A report published today by Citizens for Tax Justice, a nonpartisan research and advocacy group, gives us the latest figures from the IRS on how many deaths in Minnesota led to estate tax liability: In 2007, just 221 estates in Minnesota owed any estate tax. Doesn’t sound like too many? That’s because it’s not – it’s less than one percent of all estates in Minnesota (0.6%, to be exact).

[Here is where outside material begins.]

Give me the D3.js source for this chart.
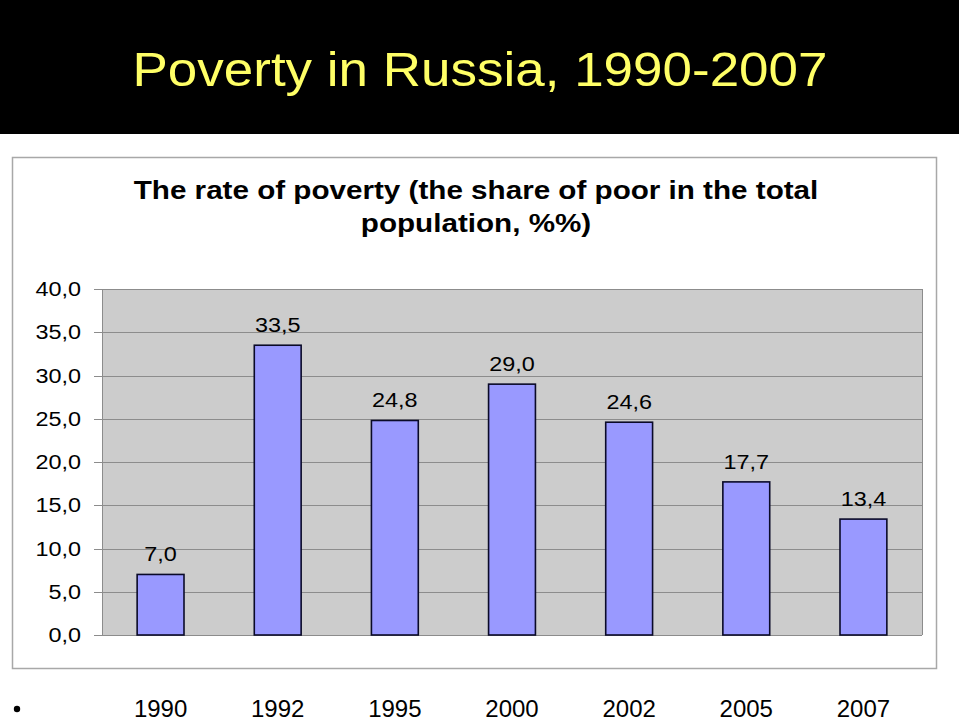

But the fact that the estate tax only effects the highest of the high-income taxpayers isn’t why it’s a tax worth keeping. The estate tax makes good sense because it asks those people with great wealth to contribute their fair share. To quote the CTJ report:
“A society whose government provides the goods and services necessary for wealth-creation must decide how to pay for them, which means we must decide what to tax. We have decided to tax income from work through the federal income tax and payroll tax, which the vast majority of Americans are familiar with. If we tax earnings from work, it would seem only fair that we also tax transfers of large fortunes to those who do not need to work because of the enormous wealth of their families…If the families who pass huge fortunes down through successive generations are no longer asked to help pay for the goods and services that make such wealth possible, then surely Americans will question whether ours is truly a country where hard work counts more than a family name.”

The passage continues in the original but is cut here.